A group of Italian academics have protested plans for a visit by Pope Benedict XVI to a leading university in Rome, charging that the Pope should not be honored in an academic setting because he has shown hostility toward scientific advance.

Some 67 professors signed a protest statement calling for cancellation of a visit by the Holy Father to La Sapienza university on January 17. Led by Andrea Frova, a physics professor at La Sapienza, the protesters said it would be "inappropriate" for an institution committed to scientific progress to honor the Pope, arguing that the Church has worked to suppress science.

To bolster their position, the 67 protesters cite a 1990 speech in which then-Cardinal Ratzinger defended the Church's disciplinary action against Galileo in 1633. In that talk, the future Pope cited the verdict of the agnostic scholar Paul Feyerabend, who said: "The Church in the age of Galileo clung to reason more than Galileo himself did." He found that the heresy verdict against Galileo was, by the standards of the times, "rational and just."

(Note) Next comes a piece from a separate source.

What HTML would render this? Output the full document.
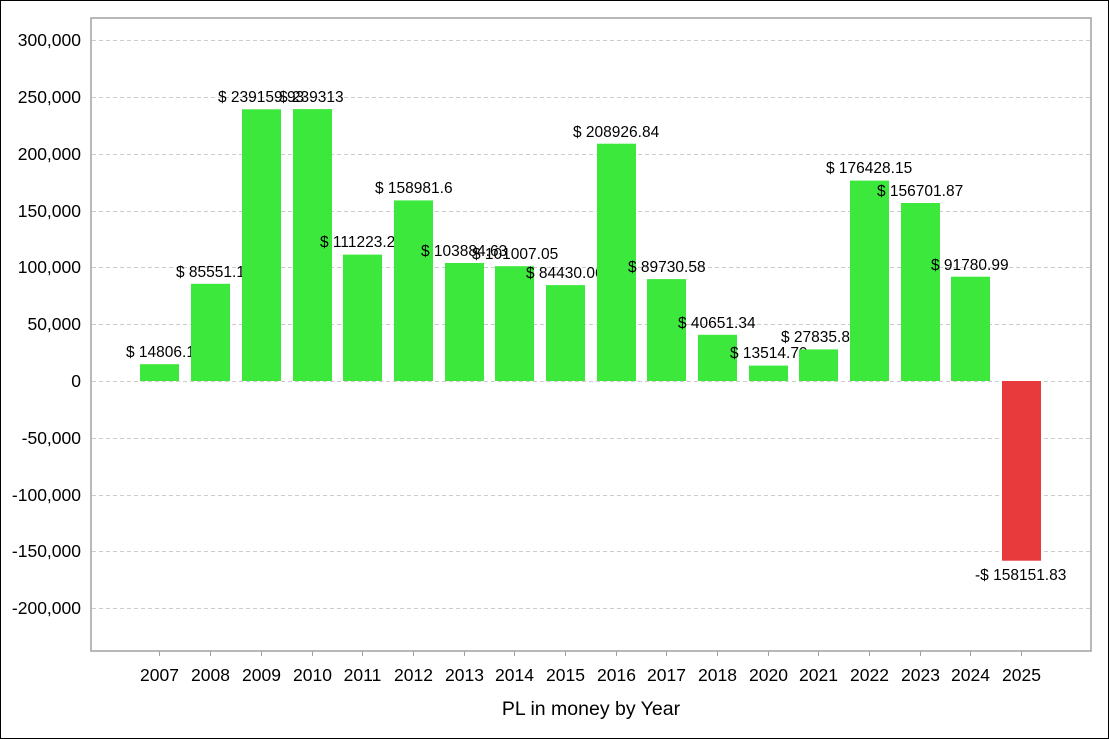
<!DOCTYPE html>
<html><head><style>body{margin:0;background:#fff}svg{display:block}text{font-family:"Liberation Sans",Arial,sans-serif;fill:#000}</style></head><body>
<svg width="1109" height="739" viewBox="0 0 1109 739" xmlns="http://www.w3.org/2000/svg">
<rect x="0.5" y="0.5" width="1108" height="738" fill="#fff" stroke="#000"/>
<g stroke="#ccc" stroke-dasharray="4,3" stroke-width="1">
<line x1="92" x2="1091" y1="40.5" y2="40.5"/><line x1="92" x2="1091" y1="97.5" y2="97.5"/><line x1="92" x2="1091" y1="154.5" y2="154.5"/><line x1="92" x2="1091" y1="211.5" y2="211.5"/><line x1="92" x2="1091" y1="267.5" y2="267.5"/><line x1="92" x2="1091" y1="324.5" y2="324.5"/><line x1="92" x2="1091" y1="381.5" y2="381.5"/><line x1="92" x2="1091" y1="438.5" y2="438.5"/><line x1="92" x2="1091" y1="495.5" y2="495.5"/><line x1="92" x2="1091" y1="551.5" y2="551.5"/><line x1="92" x2="1091" y1="608.5" y2="608.5"/>
</g>
<rect x="91" y="18" width="1000" height="633" fill="none" stroke="#a0a0a0" stroke-width="1.5"/>
<g font-size="17.5" text-anchor="end">
<text x="81" y="46">300,000</text><text x="81" y="103">250,000</text><text x="81" y="160">200,000</text><text x="81" y="217">150,000</text><text x="81" y="273">100,000</text><text x="81" y="330">50,000</text><text x="81" y="387">0</text><text x="81" y="444">-50,000</text><text x="81" y="501">-100,000</text><text x="81" y="557">-150,000</text><text x="81" y="614">-200,000</text>
</g>
<g id="bars" font-size="15.5">
<rect x="140" y="364.2" width="39" height="16.8" fill="#3de83d"/><text x="126" y="357">$ 14806.13</text>
<rect x="191" y="283.8" width="39" height="97.2" fill="#3de83d"/><text x="176" y="277">$ 85551.12</text>
<rect x="242" y="109.3" width="39" height="271.7" fill="#3de83d"/><text x="218" y="102">$ 239159.93</text>
<rect x="293" y="109.1" width="39" height="271.9" fill="#3de83d"/><text x="279" y="102">$ 239313</text>
<rect x="343" y="254.6" width="39" height="126.4" fill="#3de83d"/><text x="320" y="247">$ 111223.22</text>
<rect x="394" y="200.4" width="39" height="180.6" fill="#3de83d"/><text x="375" y="193">$ 158981.6</text>
<rect x="445" y="263" width="39" height="118" fill="#3de83d"/><text x="421" y="256">$ 103884.63</text>
<rect x="495" y="266.2" width="39" height="114.8" fill="#3de83d"/><text x="472" y="259">$ 101007.05</text>
<rect x="546" y="285.1" width="39" height="95.9" fill="#3de83d"/><text x="526" y="278">$ 84430.06</text>
<rect x="597" y="143.7" width="39" height="237.3" fill="#3de83d"/><text x="573" y="137">$ 208926.84</text>
<rect x="647" y="279.1" width="39" height="101.9" fill="#3de83d"/><text x="628" y="272">$ 89730.58</text>
<rect x="698" y="334.8" width="39" height="46.2" fill="#3de83d"/><text x="678" y="328">$ 40651.34</text>
<rect x="749" y="365.6" width="39" height="15.4" fill="#3de83d"/><text x="730" y="358">$ 13514.79</text>
<rect x="799" y="349.4" width="39" height="31.6" fill="#3de83d"/><text x="781" y="342">$ 27835.81</text>
<rect x="850" y="180.6" width="39" height="200.4" fill="#3de83d"/><text x="826" y="173">$ 176428.15</text>
<rect x="901" y="203" width="39" height="178" fill="#3de83d"/><text x="877" y="196">$ 156701.87</text>
<rect x="951" y="276.7" width="39" height="104.3" fill="#3de83d"/><text x="931" y="270">$ 91780.99</text>
<rect x="1002" y="381" width="39" height="179.7" fill="#e8393d"/><text x="975" y="580">-$ 158151.83</text>
</g>
<g stroke="#a0a0a0"><line x1="159.5" x2="159.5" y1="651" y2="656"/><line x1="210.5" x2="210.5" y1="651" y2="656"/><line x1="261.5" x2="261.5" y1="651" y2="656"/><line x1="312.5" x2="312.5" y1="651" y2="656"/><line x1="362.5" x2="362.5" y1="651" y2="656"/><line x1="413.5" x2="413.5" y1="651" y2="656"/><line x1="464.5" x2="464.5" y1="651" y2="656"/><line x1="514.5" x2="514.5" y1="651" y2="656"/><line x1="565.5" x2="565.5" y1="651" y2="656"/><line x1="616.5" x2="616.5" y1="651" y2="656"/><line x1="666.5" x2="666.5" y1="651" y2="656"/><line x1="717.5" x2="717.5" y1="651" y2="656"/><line x1="768.5" x2="768.5" y1="651" y2="656"/><line x1="818.5" x2="818.5" y1="651" y2="656"/><line x1="869.5" x2="869.5" y1="651" y2="656"/><line x1="920.5" x2="920.5" y1="651" y2="656"/><line x1="970.5" x2="970.5" y1="651" y2="656"/><line x1="1021.5" x2="1021.5" y1="651" y2="656"/></g>
<g font-size="17.5" text-anchor="middle">
<text x="159.5" y="681">2007</text><text x="210.5" y="681">2008</text><text x="261.5" y="681">2009</text><text x="312.5" y="681">2010</text><text x="362.5" y="681">2011</text><text x="413.5" y="681">2012</text><text x="464.5" y="681">2013</text><text x="514.5" y="681">2014</text><text x="565.5" y="681">2015</text><text x="616.5" y="681">2016</text><text x="666.5" y="681">2017</text><text x="717.5" y="681">2018</text><text x="768.5" y="681">2020</text><text x="818.5" y="681">2021</text><text x="869.5" y="681">2022</text><text x="920.5" y="681">2023</text><text x="970.5" y="681">2024</text><text x="1021.5" y="681">2025</text>
<text x="591" y="715" font-size="19.5">PL in money by Year</text>
</g>
</svg>
</body></html>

Although he did not endorse Feyerabend's conclusion-- Pope John Paul II had already acknowledged that the Church erred in condemning Galileo-- Cardinal Ratzinger did stress that the Church was not hostile to science, and in fact Galileo continued his investigations, with support from the hierarchy, even after his trial.

The thrust of Cardinal Ratzinger's speech in 1990 was to show how the Enlightenment era had created an artificial rift between faith and reason. He argued that the Galileo trial, "which was little considered in the 18th century, was elevated to a myth of the Enlightenment in the century that followed."

The protests against the Pope's visit to La Sapienza have echoed that hostility toward religious faith, claiming that the Church today still suppresses scientific progress. Ironically, to protest that alleged restraint on free inquiry, the group asked university officials to prevent a speech by the Roman Pontiff. Vatican Radio, describing the protests as unworthy of academic life, questioned whether the professors were displaying the "tolerance" that they proclaimed.

The dean of the university has said that he will not cancel the Pope's visit. But protests at the school are planned throughout the week, with critics posting anti-clerical slogans around the campus and organizing a "homo-cession"-- a parade of homosexuals and lesbians-- to protest Church teachings.